▸ INFORMATION PROVIDED

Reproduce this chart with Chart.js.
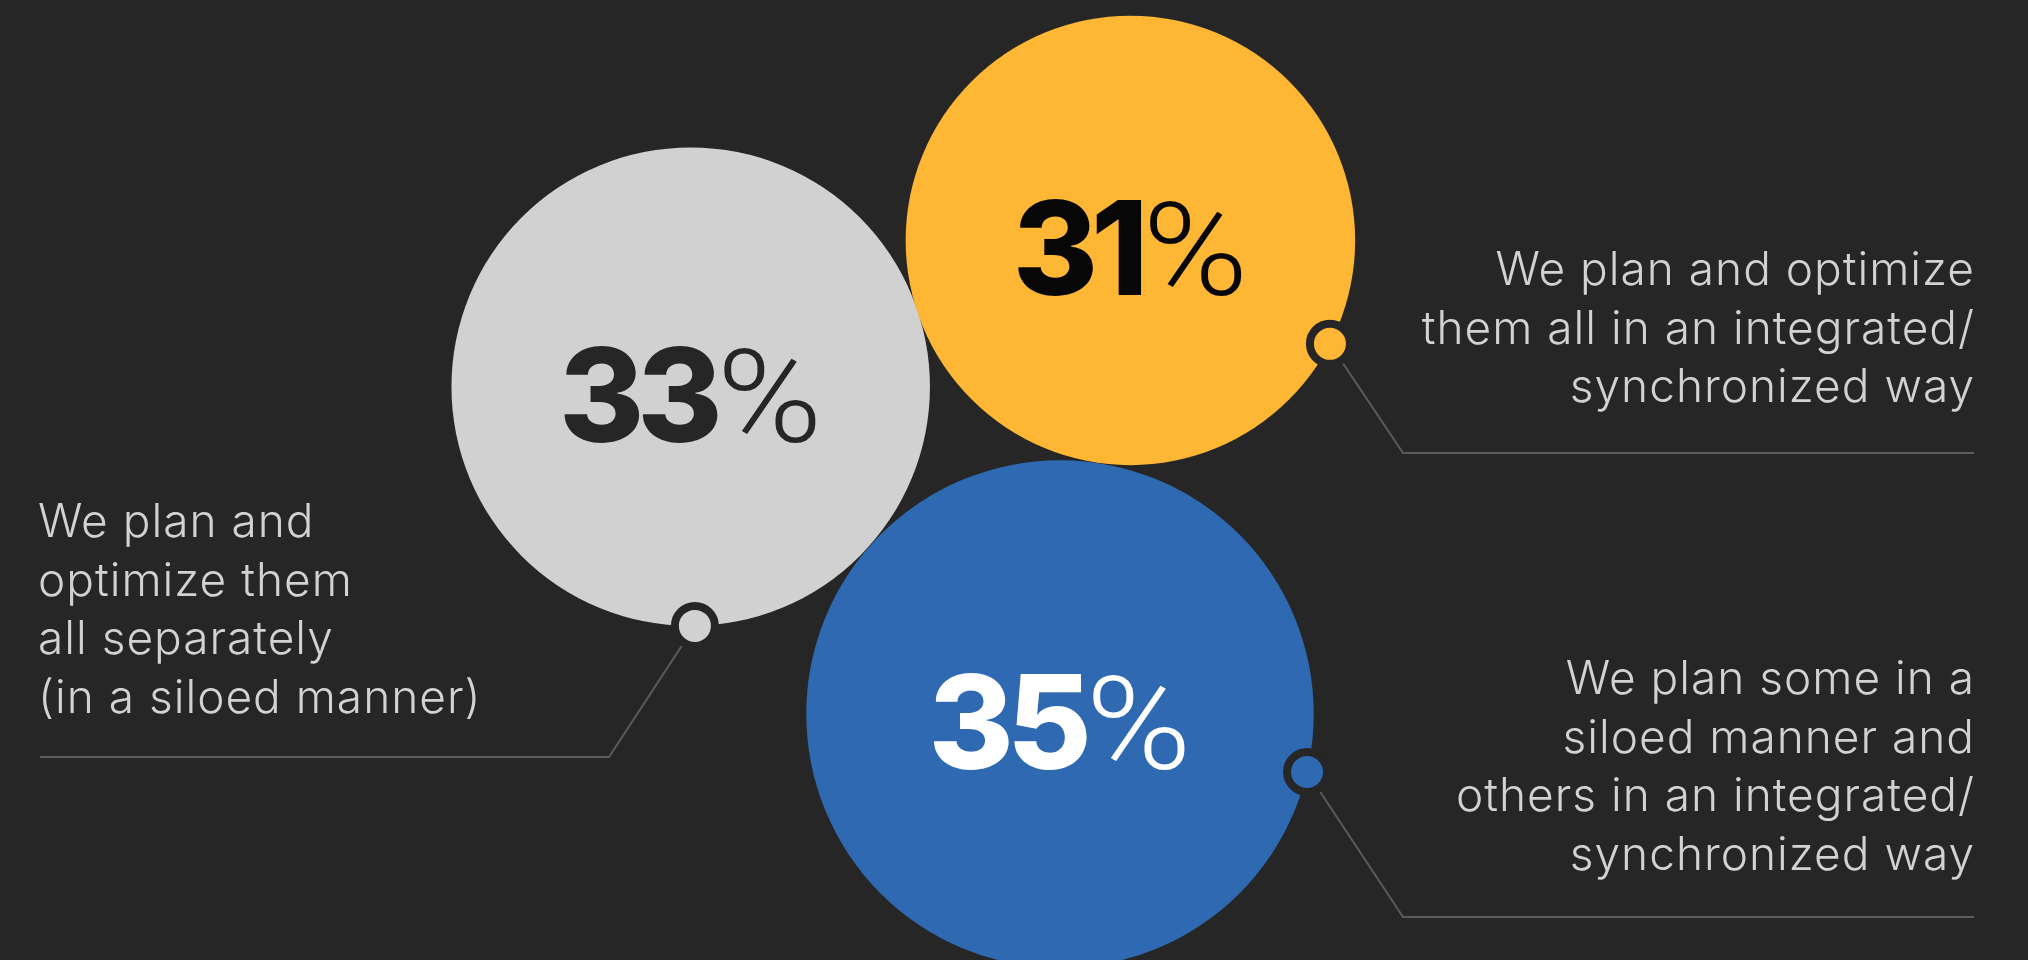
<!DOCTYPE html>
<html>
<head>
<meta charset="utf-8">
<script src="https://cdn.jsdelivr.net/npm/chart.js@4.4.1/dist/chart.umd.min.js"></script>
<style>
    html, body { margin: 0; padding: 0; background: #262626; }
    #chart { display: block; }
</style>
</head>
<body>
<canvas id="chart" width="2028" height="960"></canvas>
<script>
// answers and their shares (%)
let categories = [
    'We plan and\noptimize them\nall separately\n(in a siloed manner)',
    'We plan and optimize\nthem all in an integrated/\nsynchronized way',
    'We plan some in a\nsiloed manner and\nothers in an integrated/\nsynchronized way'
];
let values = [33, 31, 35];

// colours
let bg = '#262626';
let circleColors = ['#d1d1d1', '#fdb735', '#2f69b1'];
let numberColors = ['#262626', '#070707', '#ffffff'];
let textColor = '#d2d2d2';
let lineColor = '#5a5a5a';

// layout of the packed circles (in scale units, 1 unit = 1px)
let pxPerPoint = 7.25;
let centers = [[690.7, 386.7], [1130.4, 240.4], [1060, 714]];
let dotAngles = [89, 27.4, 13.2];
let bends = [[609, 757], [1403, 453], [1403, 917]];
let lineEnds = [40, 1974, 1974];
let textAnchor = [[38, 537, 'left'], [1975, 285, 'right'], [1975, 694, 'right']];
let lineHeight = 58.7;

let bubbles = values.map((v, i) => ({ x: centers[i][0], y: centers[i][1], r: v * pxPerPoint }));
let markers = values.map((v, i) => {
    let a = dotAngles[i] * Math.PI / 180;
    let r = v * pxPerPoint;
    return { x: centers[i][0] + Math.cos(a) * r, y: centers[i][1] + Math.sin(a) * r, r: 20 };
});

const leaderLines = {
    id: 'leaderLines',
    beforeDatasetsDraw(chart) {
        let ctx = chart.ctx;
        let xs = chart.scales.x, ys = chart.scales.y;
        ctx.save();
        ctx.strokeStyle = lineColor;
        ctx.lineWidth = 2;
        markers.forEach((m, i) => {
            ctx.beginPath();
            ctx.moveTo(xs.getPixelForValue(m.x), ys.getPixelForValue(m.y));
            ctx.lineTo(xs.getPixelForValue(bends[i][0]), ys.getPixelForValue(bends[i][1]));
            ctx.lineTo(xs.getPixelForValue(lineEnds[i]), ys.getPixelForValue(bends[i][1]));
            ctx.stroke();
        });
        ctx.restore();
    }
};

const valueLabels = {
    id: 'valueLabels',
    afterDatasetsDraw(chart) {
        let ctx = chart.ctx;
        let xs = chart.scales.x, ys = chart.scales.y;
        ctx.save();
        ctx.textBaseline = 'alphabetic';
        ctx.textAlign = 'left';
        let numFont = '800 130px Inter';
        let pctFont = '300 130px Roboto';
        let pctStretch = 1.1;
        bubbles.forEach((b, i) => {
            ctx.letterSpacing = '-7px';
            ctx.font = numFont;
            let wNum = ctx.measureText(String(values[i])).width;
            ctx.letterSpacing = '0px';
            ctx.font = pctFont;
            let wPct = ctx.measureText('%').width * pctStretch;
            let gap = 1;
            let cx = xs.getPixelForValue(b.x);
            let base = ys.getPixelForValue(b.y) + 55;
            let left = cx - (wNum + gap + wPct) / 2;
            ctx.fillStyle = numberColors[i];
            ctx.letterSpacing = '-7px';
            ctx.font = numFont;
            ctx.fillText(String(values[i]), left, base);
            ctx.letterSpacing = '0px';
            ctx.font = pctFont;
            ctx.save();
            ctx.translate(left + wNum + gap, base);
            ctx.scale(pctStretch, 1);
            ctx.fillText('%', 0, 0);
            ctx.restore();
        });

        ctx.fillStyle = textColor;
        ctx.font = '300 46px Inter';
        ctx.letterSpacing = '1px';
        categories.forEach((c, i) => {
            let [tx, ty, align] = textAnchor[i];
            ctx.textAlign = align;
            c.split('\n').forEach((line, k) => {
                ctx.fillText(line, xs.getPixelForValue(tx), ys.getPixelForValue(ty) + k * lineHeight);
            });
        });
        ctx.restore();
    }
};

new Chart(document.getElementById('chart'), {
    type: 'bubble',
    data: {
        datasets: [
            {
                label: 'markers',
                data: markers,
                backgroundColor: circleColors,
                borderColor: bg,
                borderWidth: 8,
                order: 0
            },
            {
                label: 'share',
                data: bubbles,
                backgroundColor: circleColors,
                borderWidth: 0,
                order: 1
            }
        ]
    },
    options: {
        responsive: false,
        animation: false,
        events: [],
        layout: { padding: 0, autoPadding: false },
        plugins: {
            legend: { display: false },
            tooltip: { enabled: false }
        },
        scales: {
            x: { type: 'linear', min: 0, max: 2028, display: false },
            y: { type: 'linear', min: 0, max: 960, reverse: true, display: false }
        }
    },
    plugins: [leaderLines, valueLabels]
});
</script>
</body>
</html>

▸ WHAT IS REQUIRED
Make an exact copy of the whole listing, but don't bring over any pictures.

▸ PROBLEM SOLUTION
Reproduce this chart with Chart.js.
<!DOCTYPE html>
<html>
<head>
<meta charset="utf-8">
<script src="https://cdn.jsdelivr.net/npm/chart.js@4.4.1/dist/chart.umd.min.js"></script>
<style>
    html, body { margin: 0; padding: 0; background: #262626; }
    #chart { display: block; }
</style>
</head>
<body>
<canvas id="chart" width="2028" height="960"></canvas>
<script>
// answers and their shares (%)
let categories = [
    'We plan and\noptimize them\nall separately\n(in a siloed manner)',
    'We plan and optimize\nthem all in an integrated/\nsynchronized way',
    'We plan some in a\nsiloed manner and\nothers in an integrated/\nsynchronized way'
];
let values = [33, 31, 35];

// colours
let bg = '#262626';
let circleColors = ['#d1d1d1', '#fdb735', '#2f69b1'];
let numberColors = ['#262626', '#070707', '#ffffff'];
let textColor = '#d2d2d2';
let lineColor = '#5a5a5a';

// layout of the packed circles (in scale units, 1 unit = 1px)
let pxPerPoint = 7.25;
let centers = [[690.7, 386.7], [1130.4, 240.4], [1060, 714]];
let dotAngles = [89, 27.4, 13.2];
let bends = [[609, 757], [1403, 453], [1403, 917]];
let lineEnds = [40, 1974, 1974];
let textAnchor = [[38, 537, 'left'], [1975, 285, 'right'], [1975, 694, 'right']];
let lineHeight = 58.7;

let bubbles = values.map((v, i) => ({ x: centers[i][0], y: centers[i][1], r: v * pxPerPoint }));
let markers = values.map((v, i) => {
    let a = dotAngles[i] * Math.PI / 180;
    let r = v * pxPerPoint;
    return { x: centers[i][0] + Math.cos(a) * r, y: centers[i][1] + Math.sin(a) * r, r: 20 };
});

const leaderLines = {
    id: 'leaderLines',
    beforeDatasetsDraw(chart) {
        let ctx = chart.ctx;
        let xs = chart.scales.x, ys = chart.scales.y;
        ctx.save();
        ctx.strokeStyle = lineColor;
        ctx.lineWidth = 2;
        markers.forEach((m, i) => {
            ctx.beginPath();
            ctx.moveTo(xs.getPixelForValue(m.x), ys.getPixelForValue(m.y));
            ctx.lineTo(xs.getPixelForValue(bends[i][0]), ys.getPixelForValue(bends[i][1]));
            ctx.lineTo(xs.getPixelForValue(lineEnds[i]), ys.getPixelForValue(bends[i][1]));
            ctx.stroke();
        });
        ctx.restore();
    }
};

const valueLabels = {
    id: 'valueLabels',
    afterDatasetsDraw(chart) {
        let ctx = chart.ctx;
        let xs = chart.scales.x, ys = chart.scales.y;
        ctx.save();
        ctx.textBaseline = 'alphabetic';
        ctx.textAlign = 'left';
        let numFont = '800 130px Inter';
        let pctFont = '300 130px Roboto';
        let pctStretch = 1.1;
        bubbles.forEach((b, i) => {
            ctx.letterSpacing = '-7px';
            ctx.font = numFont;
            let wNum = ctx.measureText(String(values[i])).width;
            ctx.letterSpacing = '0px';
            ctx.font = pctFont;
            let wPct = ctx.measureText('%').width * pctStretch;
            let gap = 1;
            let cx = xs.getPixelForValue(b.x);
            let base = ys.getPixelForValue(b.y) + 55;
            let left = cx - (wNum + gap + wPct) / 2;
            ctx.fillStyle = numberColors[i];
            ctx.letterSpacing = '-7px';
            ctx.font = numFont;
            ctx.fillText(String(values[i]), left, base);
            ctx.letterSpacing = '0px';
            ctx.font = pctFont;
            ctx.save();
            ctx.translate(left + wNum + gap, base);
            ctx.scale(pctStretch, 1);
            ctx.fillText('%', 0, 0);
            ctx.restore();
        });

        ctx.fillStyle = textColor;
        ctx.font = '300 46px Inter';
        ctx.letterSpacing = '1px';
        categories.forEach((c, i) => {
            let [tx, ty, align] = textAnchor[i];
            ctx.textAlign = align;
            c.split('\n').forEach((line, k) => {
                ctx.fillText(line, xs.getPixelForValue(tx), ys.getPixelForValue(ty) + k * lineHeight);
            });
        });
        ctx.restore();
    }
};

new Chart(document.getElementById('chart'), {
    type: 'bubble',
    data: {
        datasets: [
            {
                label: 'markers',
                data: markers,
                backgroundColor: circleColors,
                borderColor: bg,
                borderWidth: 8,
                order: 0
            },
            {
                label: 'share',
                data: bubbles,
                backgroundColor: circleColors,
                borderWidth: 0,
                order: 1
            }
        ]
    },
    options: {
        responsive: false,
        animation: false,
        events: [],
        layout: { padding: 0, autoPadding: false },
        plugins: {
            legend: { display: false },
            tooltip: { enabled: false }
        },
        scales: {
            x: { type: 'linear', min: 0, max: 2028, display: false },
            y: { type: 'linear', min: 0, max: 960, reverse: true, display: false }
        }
    },
    plugins: [leaderLines, valueLabels]
});
</script>
</body>
</html>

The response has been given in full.